If we compare the total fertility rates of all Latin American countries, we realize that almost all of them have now passed the threshold of 2,11 children per woman downwards, and those who have not yet done so, probably will in the next few years. years.
But what kind of implications does all of this have? In reality, many, and not all of them positive! It may seem strange to non-experts who do not usually deal with demography in a broad sense applied to geopolitical analysis, yet it is amply demonstrated that, when a particular country is subject to a transitional demographic dynamic, the local society becomes intrinsically more unstable and subject to destabilization phenomena which can alternatively lead to social revolts, the establishment of dictatorships, wars or more.

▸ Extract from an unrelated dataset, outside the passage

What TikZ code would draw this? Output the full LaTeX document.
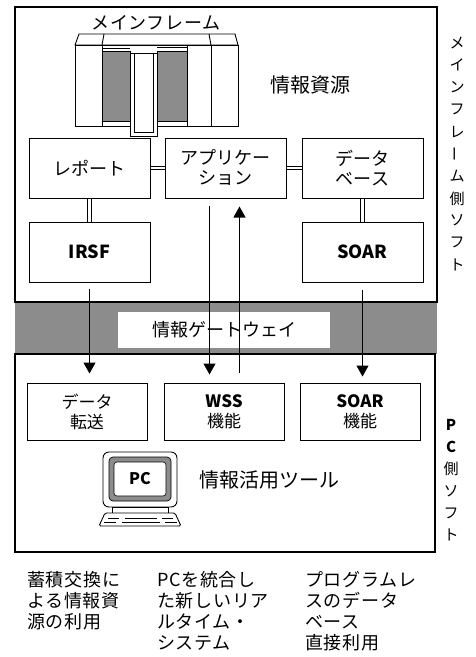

A first wave of destabilization in Latin America occurred during the 60s and 70s when there was a first reduction in fertility rates at the same time as the achievement of male literacy. At that time the instability of Latin American societies had as a natural outlet the establishment almost everywhere of ferocious military dictatorships whose brutal actions deeply marked the collective soul of the peoples of those lands.
Today, with the achievement of universal literacy, even the societies of the "Latin continent" have reached the level of transformation already achieved by European societies which presupposes the profound re-evaluation of the role of women, now no longer a simple "nurse" but an active element of economic and social life of the community. As the societies of the Old Continent learned first-hand at the time of the two world wars and 68, reaching this threshold always heralds great changes, which simply become inevitable because with mass literacy the ancient values that previously held society together are now being challenged by the "new ideas" filtering in from outside. However, this change also leads to radicalization, especially of the younger and restless elements, previously subjected to "the control of the elderly" and now instead emancipated thanks to higher education and the globalization of spirits.
In this context of social disintegration and boiling, the only lifeline for a society in demographic transition is the stability of the democratic system (obviously if we are talking about countries governed by democratic regimes; for the others, some form of implosion is guaranteed! ). And this is precisely the reason why the events affecting Latin American countries must be closely monitored; because they represent the litmus test that will allow us to say whether finally the democratic systems that arose on that continent between the end of the 80s and the beginning of the 90s have truly become stable and mature or if, thanks to their weakness, we will witness a dramatic regression, comparable to what happened in North Africa and in the "Greater Middle East" during the "Arab Spring" and the subsequent "Islamic Winter".